Daha önce herhangi bir kitabını okumadığım yazar Nermin Bezmen’i Basın’dan tanıyor ve eşi aktör Tolga Savacı ile yıllardır devam eden güzel birlikteliğinden dolayı aşk hikayelerini çok güzel ifade edebileceğine dair olumlu bir önyargı taşıyordum. Böylesi bir beklenti ile başladım kitabın sayfalarını çevirmeye.
Ancak nedense kitap beni kendi dünyasına çekemedi. Kuşkusuz bunun bazı nedenleri var: Öncelikle kitapta çok fazla betimleme var. Betimlemeler bir yazarın sanatını konuşturma silahlarının belki de en önemlisidir ama bu kitapta ana konu ile ilgisi bulunmayan; perdeler, sandalyeler, sehpalar, giysiler vs konularında çok fazla ve birbirini tekrar eden, aynı zamanda gereksiz betimlemeler söz konusu.
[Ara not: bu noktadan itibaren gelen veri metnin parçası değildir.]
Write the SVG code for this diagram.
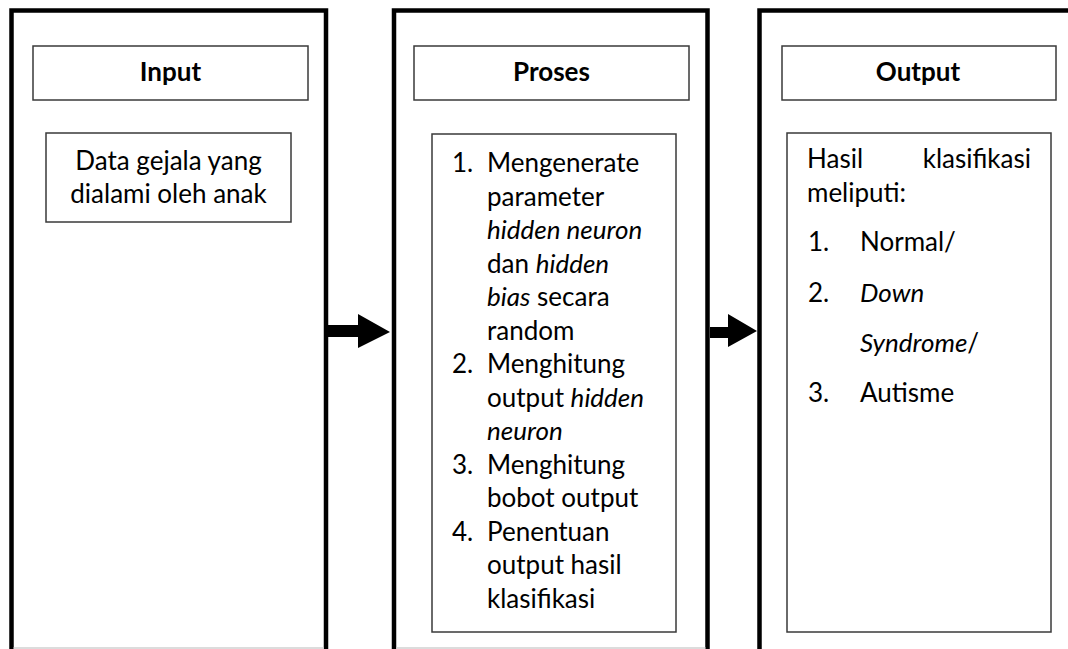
<svg xmlns="http://www.w3.org/2000/svg" width="1068" height="649" viewBox="0 0 1068 649">
<style>
.outer{fill:none;stroke:#000;stroke-width:4.5}
.box{fill:#fff;stroke:#3a3a3a;stroke-width:1.5}
.t{font-family:Lato,"Liberation Sans",sans-serif;font-size:26px;fill:#000}
.h{font-weight:bold;text-anchor:middle}
.c{text-anchor:middle}
.i{font-style:italic}
.edge{stroke:#d0d0d0;stroke-width:1.5}
</style>
<rect width="1068" height="649" fill="#fff"/>
<g id="input">
<path class="outer" d="M11.5 649 V10.5 H326 V649"/>
<line class="edge" x1="13.5" y1="648" x2="324" y2="648"/>
<rect class="box" x="33" y="46" width="275" height="54"/>
<text class="t h" x="170.5" y="81">Input</text>
<rect class="box" x="46" y="133" width="245" height="89"/>
<text class="t c" x="168.5" y="170">Data gejala yang</text>
<text class="t c" x="168.5" y="203">dialami oleh anak</text>
</g>
<g id="proses">
<path class="outer" d="M394 649 V10.5 H707.5 V649"/>
<line class="edge" x1="396" y1="648" x2="705.5" y2="648"/>
<rect class="box" x="414" y="46" width="275" height="54"/>
<text class="t h" x="551.5" y="81">Proses</text>
<rect class="box" x="432" y="134" width="244" height="498"/>
<g class="t">
<text x="452" y="172">1.</text>
<text x="487" y="172">Mengenerate</text>
<text x="487" y="205.5">parameter</text>
<text x="487" y="239" class="i">hidden neuron</text>
<text x="487" y="272.5">dan <tspan class="i">hidden</tspan></text>
<text x="487" y="306"><tspan class="i">bias</tspan> secara</text>
<text x="487" y="339.5">random</text>
<text x="452" y="373">2.</text>
<text x="487" y="373">Menghitung</text>
<text x="487" y="406.5">output <tspan class="i">hidden</tspan></text>
<text x="487" y="440" class="i">neuron</text>
<text x="452" y="473.5">3.</text>
<text x="487" y="473.5">Menghitung</text>
<text x="487" y="507">bobot output</text>
<text x="452" y="540.5">4.</text>
<text x="487" y="540.5">Penentuan</text>
<text x="487" y="574">output hasil</text>
<text x="487" y="607.5">klasifikasi</text>
</g>
</g>
<g id="output">
<path class="outer" d="M759.5 649 V10.5 H1068"/>
<rect class="box" x="782" y="46" width="274" height="54"/>
<text class="t h" x="918" y="81">Output</text>
<rect class="box" x="787" y="133" width="264" height="499"/>
<g class="t">
<text x="807" y="168">Hasil</text>
<text x="1031" y="168" text-anchor="end">klasifikasi</text>
<text x="807" y="202">meliputi:</text>
<text x="808" y="251">1.</text>
<text x="860" y="251">Normal/</text>
<text x="808" y="302">2.</text>
<text x="860" y="302" class="i">Down</text>
<text x="860" y="352"><tspan class="i">Syndrome</tspan>/</text>
<text x="808" y="402">3.</text>
<text x="860" y="402">Autisme</text>
</g>
</g>
<g id="connectors" fill="#000">
<path d="M328 325 H358 V314 L390 332 L358 348 V337 H328 Z"/>
<path d="M710 327 H728 V314 L757 331 L728 347 V338 H710 Z"/>
</g>
</svg>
Yazım dili de oldukça yavanken bir de bu durum okurun olay örgüsü ile bütünleşmesini engelliyor.
Beni rahatsız eden bir başka konu gerçeklik algısının bir türlü oluşturulamamasıydı. Bazı örnekler vereyim buna dair: Baş karakter Hüma; ailesi tarafından el bebek-gülbebek yetiştirilmiş, yabancılara ait okullarda okumuş 17 yaşında bir kız ama ülke meseleleri ile de çok ilgili. Bu durum bana mantıklı gelmedi ve olay örgüsüne paralel olarak Hüma’nın ağzından o günlerin tarihsel bilgilerinin verilip yorumlar yapılmasının karakterin ağzında sakil durduğunu düşünüyorum.
Bir diğer gerçeklik algısı noksanı da Hüma’nın eşi Nesim’in New York’tan İstanbul’a dönüşü: On sekiz yaşında genç bir karısı olan, Wall Street’te saygın ve güzel bir işe sahip olan Nesim’in bir gün kayınpederinden gelen bir mektupta babasının kalp krizi geçirdiğinin söylenmesi üzerine 1.Dünya Savaşının en ateşli günlerinin devam ettiği, Atlantik’te Alman Denizaltılarının cirit attığı bir dönemde herşeyi geride bırakıp bir İngiliz gemisi ile Liverpool’a doğru yola çıkması ortalama bir mantık ile kabul edilebilir bir şey değil. Diyelim ki Liverpool’a kadar ulaşmayı başardı; peki oradan İstanbul’a nasıl geçecek Boğazlarda İngiliz-Fransız kuşatması varken?
Bu hususların dışında Haziran-1912’deki nişan merasimi sırasında Balkan Savaşının sürdüğünden bahsedilmesi (Savaş Ekim-1912’de başlamıştır) yazarın tarihsel araştırma kısmında yeterli çalışmayı yapmadığını gösteriyor.
Kitabın okura yaptığı en önemli katkı ise tarihsel bir bilgiyi olay örgüsüne yedirerek okur üzerinde kalıcılığını sağlaması: 7-Mayıs-1915 tarihinde Alman denizaltısı tarafından batırılan ve bazı nedenlerden dolayı olayın önemi kasıtlı olarak ikinci plana itilen İngiliz yolcu gemisi Lusitania’nın hikayesini unutmamak üzere öğreniyoruz kitap sayesinde.